News Releases from Region 01
Brattleboro Company Takes Steps to Better Protect Public Health under EPA Settlement
BOSTON - A Brattleboro, Vt., company that manufactures coatings will design and install a system that captures and controls solvent vapors at its plant, ensuring that workers are protected from solvent emissions and that the environment is protected from a possible release of solvent emissions.
In an agreement with the US Environmental Protection Agency, C.E. Bradley Laboratories will spend $272,711 on an environmental project that consists of designing and installing a solvent emission capture and control system in the manufacturing area of its Brattleboro facility. C.E. Bradley, which makes coatings for the wood, metal, graphic arts and plastic industries, also agreed to maintain its facility in compliance with federal and state hazardous waste laws, including properly managing its containers of hazardous waste and ending the practice of hanging solvent-contaminated rags to dry.
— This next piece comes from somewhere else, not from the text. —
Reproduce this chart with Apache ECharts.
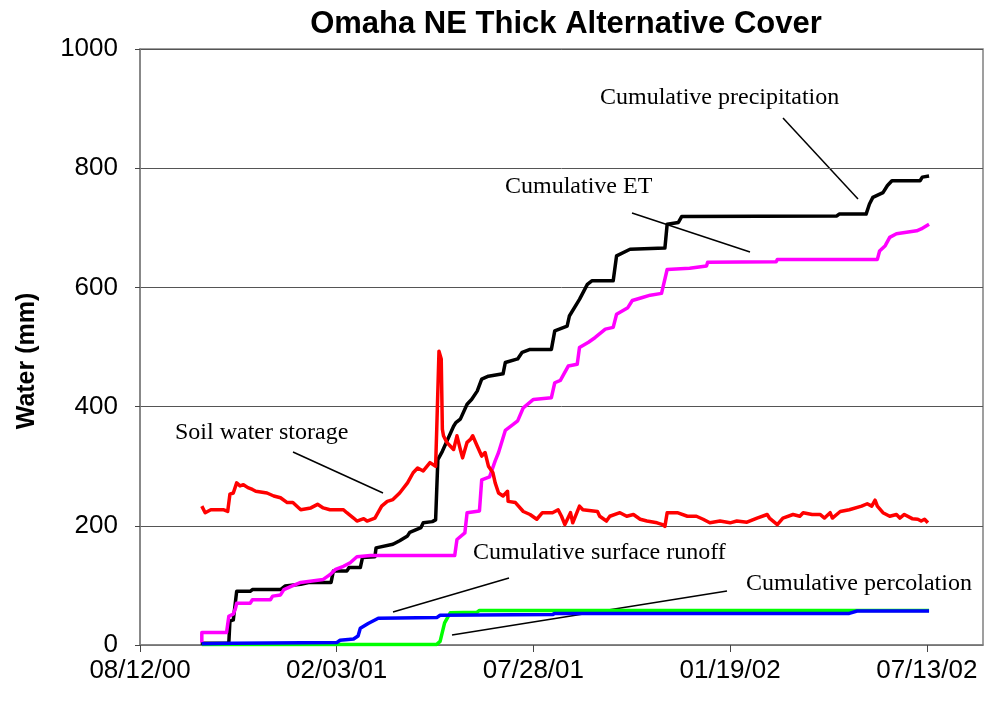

"This settlement will help protect workers and neighboring communities from potential exposure to hazardous wastes," said Curt Spalding, regional administrator of EPA's New England office. "Due to EPA's action, the company not only has taken steps to correct the alleged violations but also has undertaken a project to create a safer workplace."
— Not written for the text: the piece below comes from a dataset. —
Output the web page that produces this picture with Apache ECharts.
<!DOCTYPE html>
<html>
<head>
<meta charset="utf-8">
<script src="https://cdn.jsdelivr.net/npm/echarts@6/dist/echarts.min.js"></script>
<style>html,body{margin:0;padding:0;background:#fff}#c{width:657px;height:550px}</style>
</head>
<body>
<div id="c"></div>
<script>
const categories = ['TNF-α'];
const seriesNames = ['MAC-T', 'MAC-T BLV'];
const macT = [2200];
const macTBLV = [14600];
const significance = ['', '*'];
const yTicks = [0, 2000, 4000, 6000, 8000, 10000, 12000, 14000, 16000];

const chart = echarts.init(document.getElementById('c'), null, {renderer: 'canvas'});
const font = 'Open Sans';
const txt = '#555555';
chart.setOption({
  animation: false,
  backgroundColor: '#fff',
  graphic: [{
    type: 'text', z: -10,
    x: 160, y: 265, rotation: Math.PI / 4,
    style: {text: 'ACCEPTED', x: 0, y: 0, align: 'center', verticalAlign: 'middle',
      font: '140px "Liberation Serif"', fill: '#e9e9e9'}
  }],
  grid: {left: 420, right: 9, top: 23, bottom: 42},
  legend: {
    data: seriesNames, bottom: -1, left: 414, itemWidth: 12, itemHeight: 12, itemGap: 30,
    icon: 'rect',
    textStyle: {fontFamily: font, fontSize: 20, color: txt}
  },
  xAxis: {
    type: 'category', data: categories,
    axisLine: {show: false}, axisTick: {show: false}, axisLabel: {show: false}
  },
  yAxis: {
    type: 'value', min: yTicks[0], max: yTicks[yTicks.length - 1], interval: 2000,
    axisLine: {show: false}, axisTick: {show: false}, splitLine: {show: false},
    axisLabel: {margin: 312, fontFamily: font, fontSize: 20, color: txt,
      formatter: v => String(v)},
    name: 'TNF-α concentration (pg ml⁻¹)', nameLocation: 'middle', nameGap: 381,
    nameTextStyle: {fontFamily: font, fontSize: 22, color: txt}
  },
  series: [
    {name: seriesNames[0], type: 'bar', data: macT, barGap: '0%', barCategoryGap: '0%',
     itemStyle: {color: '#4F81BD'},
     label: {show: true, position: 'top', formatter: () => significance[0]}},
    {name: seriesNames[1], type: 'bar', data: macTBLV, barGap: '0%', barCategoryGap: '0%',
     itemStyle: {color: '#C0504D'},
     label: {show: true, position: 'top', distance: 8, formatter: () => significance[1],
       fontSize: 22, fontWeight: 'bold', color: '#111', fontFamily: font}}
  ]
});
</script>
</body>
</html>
The company will also pay a penalty of $71,000 to settle claims by EPA that it violated federal and state hazardous waste laws. According to a 2015 complaint against the company by EPA, C.E. Bradley faced nine claims of violations of state and federal hazardous waste regulations under the Resource Conservation and Recovery Act (RCRA).
The case stems from an Aug. 2014 inspection of the facility in which inspectors found numerous drums of hazardous waste that were alleged to have been stored for well over 90 days, rags contaminated with solvents hung to dry, hazardous wastes stored in open containers, and a cracked and deteriorated concrete containment area in the main hazardous waste storage area.
Storing hazardous wastes in open containers and the open air drying of solvent-contaminated rags resulted in emissions of volatile organic compounds to the air. The illegal storage of hazardous waste for an extended period of time, and cracked and deteriorated containment could have resulted in hazardous wastes being released to the environment.